Already, DESG is seeing growth in applications from minority students. The number of African American applicants more than tripled between 2010 and 2014, and the number of grants awarded to African American applicants more than doubled in the same period.

"We want the best team on the court and in the field," Starks said. "We want opportunity for students and we want a more diverse population so we have a more competitive pool and do the best science."

That takes more than gestures, said Harry Shipman, the Annie Jump Cannon Professor of Physics and Astronomy at UD and an associate director of DESG.

"We want to not just open this up more to Delaware State University and hope for the best," Shipman said. "We want to do more than that."

Shipman said he will do all he can to help Matthaeus build the program.

"He can be diplomatic when the job requires it, which this job often does," Shipman said. "It's a good program and we hope it will get bigger. It has helped a lot of people."

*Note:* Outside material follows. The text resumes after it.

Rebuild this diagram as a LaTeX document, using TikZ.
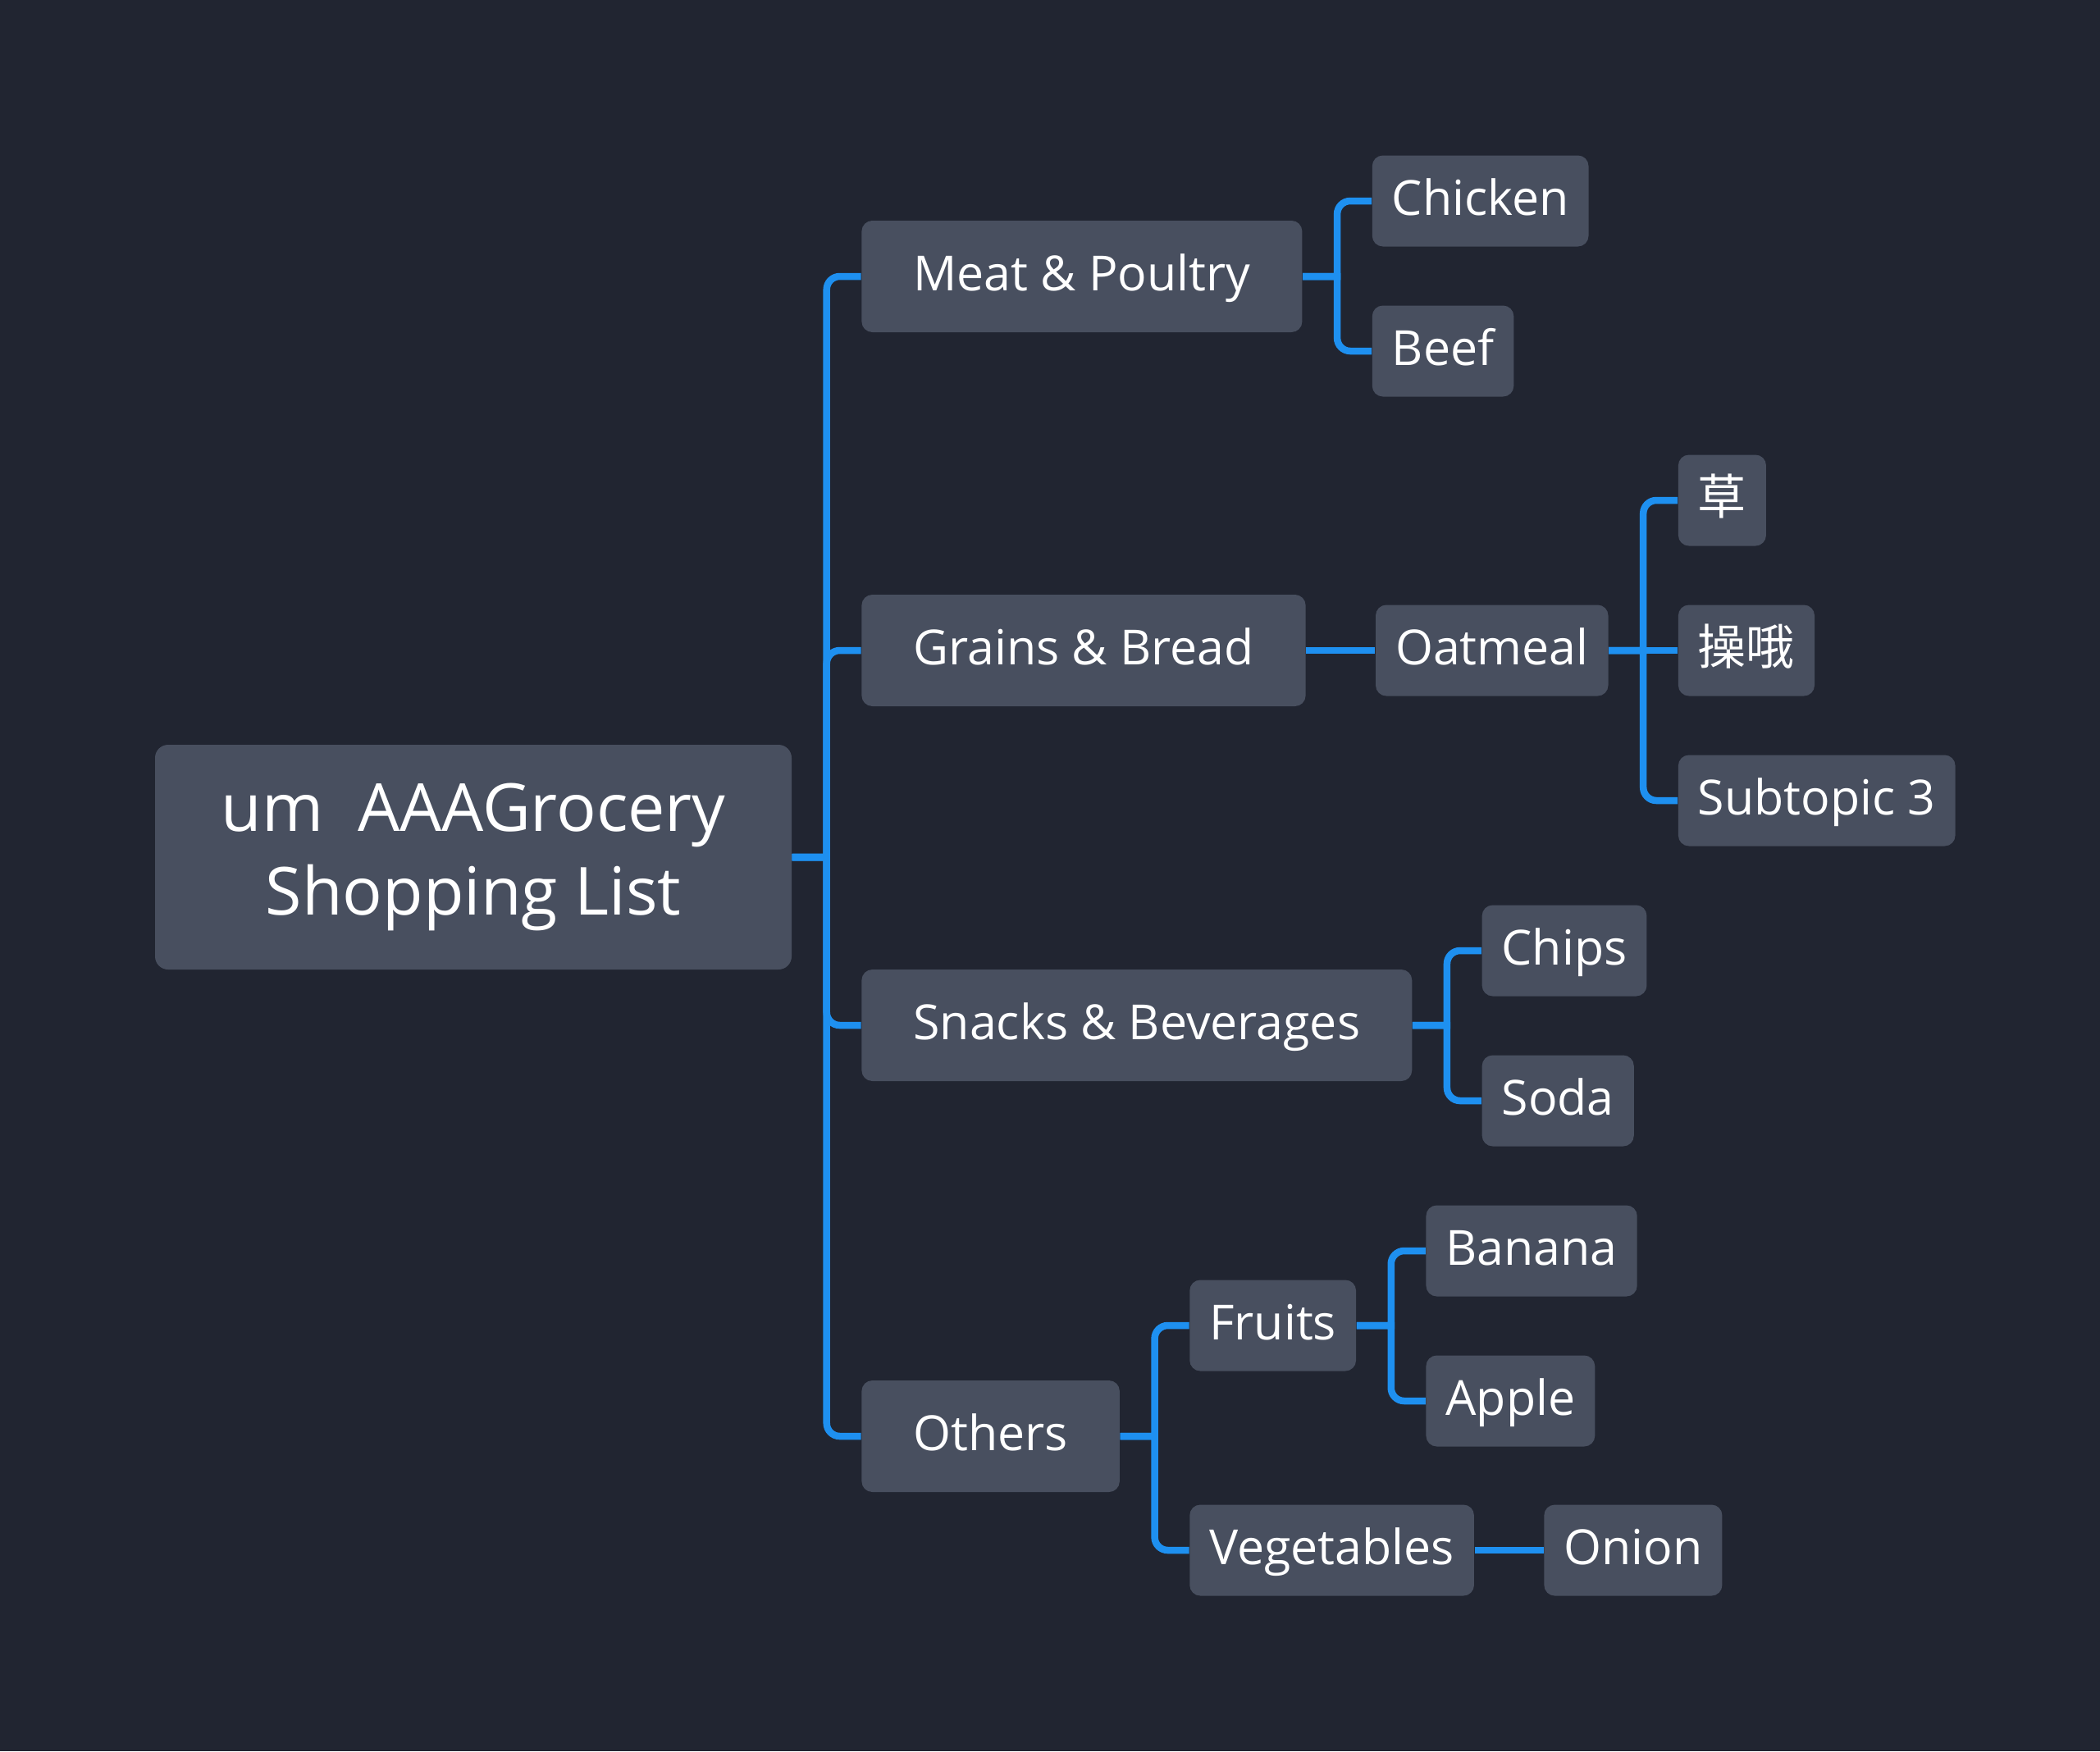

Matthaeus earned his bachelor's degree (physics and philosophy) at the University of Pennsylvania, his master's in physics at Old Dominion University and a master's and doctorate in physics at the College of William and Mary.

He has been the primary investigator on grants from NASA, the National Science Foundation and the U.S. Department of Education and has been co-author of more than 400 publications.

He is a fellow of the American Geophysical Union, the American Physical Society, and the Institute of Physics.